▶ **Directions**
Whenever a line below holds the word "with", copy that line.

------ Material shown

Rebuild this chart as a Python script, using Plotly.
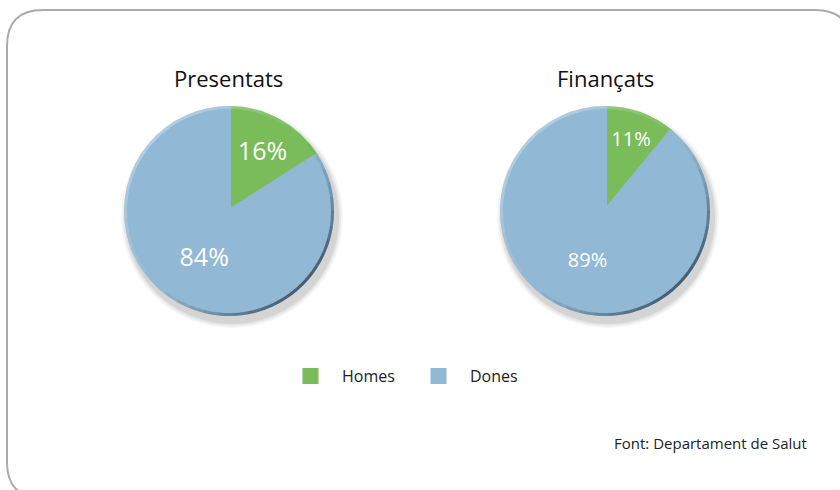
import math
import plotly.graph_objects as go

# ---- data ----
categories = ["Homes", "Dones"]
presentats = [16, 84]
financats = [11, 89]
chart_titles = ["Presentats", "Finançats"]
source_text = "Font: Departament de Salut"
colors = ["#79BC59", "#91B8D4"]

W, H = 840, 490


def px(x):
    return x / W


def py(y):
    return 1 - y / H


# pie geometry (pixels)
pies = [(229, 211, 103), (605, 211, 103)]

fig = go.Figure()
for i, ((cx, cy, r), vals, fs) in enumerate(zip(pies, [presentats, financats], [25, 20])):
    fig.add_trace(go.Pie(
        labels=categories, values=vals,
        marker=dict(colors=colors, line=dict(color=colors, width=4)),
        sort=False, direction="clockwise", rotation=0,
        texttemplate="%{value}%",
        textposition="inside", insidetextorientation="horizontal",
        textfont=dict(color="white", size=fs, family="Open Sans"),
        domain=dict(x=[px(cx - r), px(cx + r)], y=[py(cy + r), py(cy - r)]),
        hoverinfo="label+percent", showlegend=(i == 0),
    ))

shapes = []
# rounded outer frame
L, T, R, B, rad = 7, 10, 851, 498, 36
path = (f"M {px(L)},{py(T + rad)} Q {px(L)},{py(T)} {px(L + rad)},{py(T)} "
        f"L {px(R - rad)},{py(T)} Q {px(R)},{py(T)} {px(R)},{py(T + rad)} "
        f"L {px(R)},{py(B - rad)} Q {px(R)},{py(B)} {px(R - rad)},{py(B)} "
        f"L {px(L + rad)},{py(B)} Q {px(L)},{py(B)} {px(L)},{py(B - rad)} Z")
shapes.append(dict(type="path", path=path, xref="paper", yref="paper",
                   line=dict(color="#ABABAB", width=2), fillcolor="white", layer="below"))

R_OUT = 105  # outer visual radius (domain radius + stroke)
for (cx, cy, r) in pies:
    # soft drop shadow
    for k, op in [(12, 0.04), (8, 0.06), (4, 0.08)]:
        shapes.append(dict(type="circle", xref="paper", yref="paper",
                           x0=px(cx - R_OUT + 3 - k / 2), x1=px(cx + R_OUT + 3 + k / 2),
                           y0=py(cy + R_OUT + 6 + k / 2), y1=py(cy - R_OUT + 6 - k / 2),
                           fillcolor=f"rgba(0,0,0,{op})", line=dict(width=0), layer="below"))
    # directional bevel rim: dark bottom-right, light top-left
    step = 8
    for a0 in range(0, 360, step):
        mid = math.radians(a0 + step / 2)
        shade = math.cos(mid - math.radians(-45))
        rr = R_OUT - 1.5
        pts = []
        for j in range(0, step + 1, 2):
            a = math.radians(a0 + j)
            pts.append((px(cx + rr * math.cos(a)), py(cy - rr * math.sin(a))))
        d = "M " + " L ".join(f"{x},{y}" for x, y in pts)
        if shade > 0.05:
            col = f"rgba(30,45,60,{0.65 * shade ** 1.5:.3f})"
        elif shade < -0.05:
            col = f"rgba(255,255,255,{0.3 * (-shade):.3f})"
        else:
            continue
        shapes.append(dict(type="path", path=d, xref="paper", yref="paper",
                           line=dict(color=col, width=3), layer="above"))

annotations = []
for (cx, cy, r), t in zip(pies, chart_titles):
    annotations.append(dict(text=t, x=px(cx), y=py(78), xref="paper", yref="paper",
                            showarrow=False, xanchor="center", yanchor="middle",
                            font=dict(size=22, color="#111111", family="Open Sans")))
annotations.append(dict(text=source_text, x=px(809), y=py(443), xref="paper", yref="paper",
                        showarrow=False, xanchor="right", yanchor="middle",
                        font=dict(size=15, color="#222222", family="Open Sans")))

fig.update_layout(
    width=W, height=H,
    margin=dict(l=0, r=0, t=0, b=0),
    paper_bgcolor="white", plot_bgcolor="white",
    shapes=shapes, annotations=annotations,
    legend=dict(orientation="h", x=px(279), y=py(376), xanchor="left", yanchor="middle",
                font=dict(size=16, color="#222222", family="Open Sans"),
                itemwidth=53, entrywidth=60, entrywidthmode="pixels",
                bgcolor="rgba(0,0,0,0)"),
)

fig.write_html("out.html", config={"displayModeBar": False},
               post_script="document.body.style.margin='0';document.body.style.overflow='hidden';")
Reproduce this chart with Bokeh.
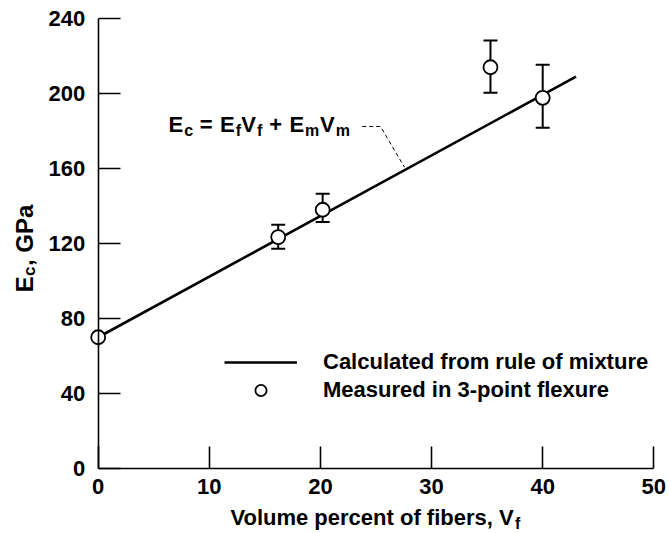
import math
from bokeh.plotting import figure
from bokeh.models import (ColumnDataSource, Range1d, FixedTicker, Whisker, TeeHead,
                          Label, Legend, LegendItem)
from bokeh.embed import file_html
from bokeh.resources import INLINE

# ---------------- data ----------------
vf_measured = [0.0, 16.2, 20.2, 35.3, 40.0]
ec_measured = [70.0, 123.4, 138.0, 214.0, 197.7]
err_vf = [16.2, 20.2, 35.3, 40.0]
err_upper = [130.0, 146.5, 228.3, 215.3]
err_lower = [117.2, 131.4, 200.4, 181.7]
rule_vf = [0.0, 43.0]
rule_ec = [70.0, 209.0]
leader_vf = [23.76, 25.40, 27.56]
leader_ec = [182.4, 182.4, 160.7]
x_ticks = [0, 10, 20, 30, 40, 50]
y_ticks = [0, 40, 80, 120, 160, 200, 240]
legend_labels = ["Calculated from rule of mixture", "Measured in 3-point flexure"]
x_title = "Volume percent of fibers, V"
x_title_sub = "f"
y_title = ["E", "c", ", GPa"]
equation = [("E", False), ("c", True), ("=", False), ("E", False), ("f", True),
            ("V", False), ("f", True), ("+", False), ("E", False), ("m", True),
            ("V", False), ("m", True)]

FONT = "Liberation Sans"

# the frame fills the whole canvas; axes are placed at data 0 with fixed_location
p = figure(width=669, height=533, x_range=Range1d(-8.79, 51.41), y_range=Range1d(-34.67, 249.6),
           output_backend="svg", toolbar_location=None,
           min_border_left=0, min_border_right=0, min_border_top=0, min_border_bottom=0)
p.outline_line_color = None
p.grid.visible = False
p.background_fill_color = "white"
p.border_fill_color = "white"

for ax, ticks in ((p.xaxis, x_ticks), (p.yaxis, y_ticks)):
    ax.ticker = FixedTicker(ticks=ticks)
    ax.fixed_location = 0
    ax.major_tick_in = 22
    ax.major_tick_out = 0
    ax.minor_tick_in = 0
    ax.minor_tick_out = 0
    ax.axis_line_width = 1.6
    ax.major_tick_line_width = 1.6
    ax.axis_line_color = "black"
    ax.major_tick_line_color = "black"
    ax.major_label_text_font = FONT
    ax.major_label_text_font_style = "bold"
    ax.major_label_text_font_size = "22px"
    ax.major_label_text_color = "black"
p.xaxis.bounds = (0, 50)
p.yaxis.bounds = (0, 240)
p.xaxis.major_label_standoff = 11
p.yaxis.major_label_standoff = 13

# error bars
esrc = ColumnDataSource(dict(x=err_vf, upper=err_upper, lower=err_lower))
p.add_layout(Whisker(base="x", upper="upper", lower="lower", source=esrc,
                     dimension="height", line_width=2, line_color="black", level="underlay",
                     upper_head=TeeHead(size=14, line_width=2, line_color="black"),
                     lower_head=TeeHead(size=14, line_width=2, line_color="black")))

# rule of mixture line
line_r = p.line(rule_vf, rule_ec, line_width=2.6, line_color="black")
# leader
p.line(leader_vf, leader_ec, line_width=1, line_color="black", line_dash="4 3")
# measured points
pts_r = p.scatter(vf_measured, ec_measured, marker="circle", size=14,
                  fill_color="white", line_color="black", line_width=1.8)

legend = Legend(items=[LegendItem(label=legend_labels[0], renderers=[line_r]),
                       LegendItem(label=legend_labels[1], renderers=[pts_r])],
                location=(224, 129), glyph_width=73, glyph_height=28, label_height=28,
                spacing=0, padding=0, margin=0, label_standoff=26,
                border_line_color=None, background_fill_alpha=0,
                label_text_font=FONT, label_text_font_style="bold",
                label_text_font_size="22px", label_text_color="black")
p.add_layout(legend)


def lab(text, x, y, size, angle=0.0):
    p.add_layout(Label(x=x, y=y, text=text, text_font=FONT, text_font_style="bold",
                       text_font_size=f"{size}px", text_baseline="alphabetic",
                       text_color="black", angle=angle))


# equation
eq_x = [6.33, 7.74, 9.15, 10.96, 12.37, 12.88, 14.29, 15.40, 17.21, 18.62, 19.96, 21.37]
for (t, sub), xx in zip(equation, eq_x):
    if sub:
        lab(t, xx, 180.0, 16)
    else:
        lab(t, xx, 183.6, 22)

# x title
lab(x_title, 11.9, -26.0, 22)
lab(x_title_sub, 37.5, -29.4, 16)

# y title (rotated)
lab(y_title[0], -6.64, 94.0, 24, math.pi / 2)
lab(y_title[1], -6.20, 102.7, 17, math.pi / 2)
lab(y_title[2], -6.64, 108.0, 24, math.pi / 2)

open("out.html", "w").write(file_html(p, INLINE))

------------

▶ **Written reply**
Reproduce this chart with Bokeh.
# the frame fills the whole canvas; axes are placed at data 0 with fixed_location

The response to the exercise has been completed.